Solskjaer knows that his team is by no means the finished article. In fact, it’s going to take more than one transfer window for the Norwegian to mould the team in his style. A reported move for Sporting Lisbon midfielder Bruno Fernandes would certainly be a step in the right direction. A five-year contract is on the table for Fernandes, who has courted the attention of many of the best clubs in Europe for the last couple of seasons. Whether his £50m signing alone can give United the spark they need to push for a top four finish in the EPL remains to be seen.
There is no doubt that Fernandes could provide an added goal output from the United midfield. He has scored 13 goals in 20 games in the Portuguese top flight and Europa League so far this term, which is more than can be said of some of Solskjaer’s other midfield targets, James Maddison and Donny van de Beek. Maddison and Fernandes would be an interesting forward-thinking pairing in midfield, but it could be a partnership that’s too expensive even for United to pull off. Nevertheless, Solskjaer will hope that the addition of Fernandes will allows the likes of Rashford and Martial to play higher up the pitch and do their damage by playing on the shoulder of the last defender.
Was the 4-0 hammering of struggling Norwich an encouraging response?
It was vitally important that United got back their winning ways quickly to overcome their Carabao Cup disappointment. In truth, they could not have asked for a better opponent days later than bottom club Norwich City at Old Trafford. The hapless Canaries look destined for an immediate return to the Championship due to an inability to keep clean sheets.
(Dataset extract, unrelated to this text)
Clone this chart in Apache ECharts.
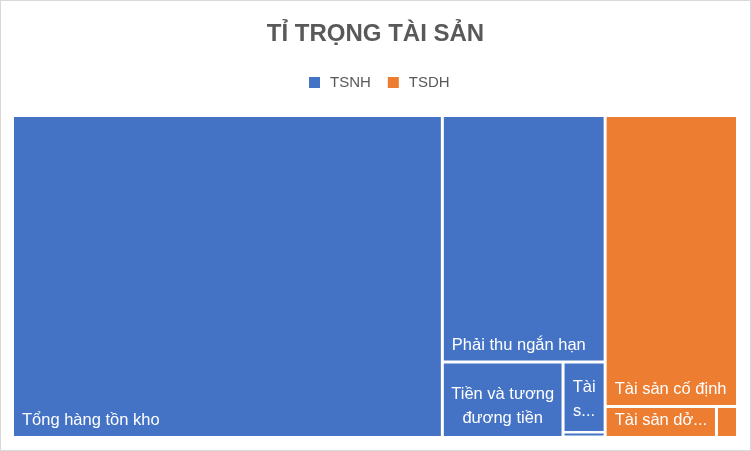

A clean sheet was out of the question here too as Rashford’s brace and a goal apiece for Martial and Greenwood eased United to a comfortable 4-0 victory.
Their second half showing was the most encouraging 45 minutes of football shown by a Solskjaer side in some time. The return to form of Spaniard Juan Mata was very evident, as were the mature performances from academy-grown Brandon Williams, Marcus Rashford and Mason Greenwood. Solskjaer is someone that puts his faith in youth and understands that bringing through your own is part of the fabric of the club. Surely a long-term strategy is the only way for United to enjoy any sustained success in the future? We’ve already seen how a short-term appointment in José Mourinho can set the club back. Now is not the time to get itchy feet with our baby-faced assassin.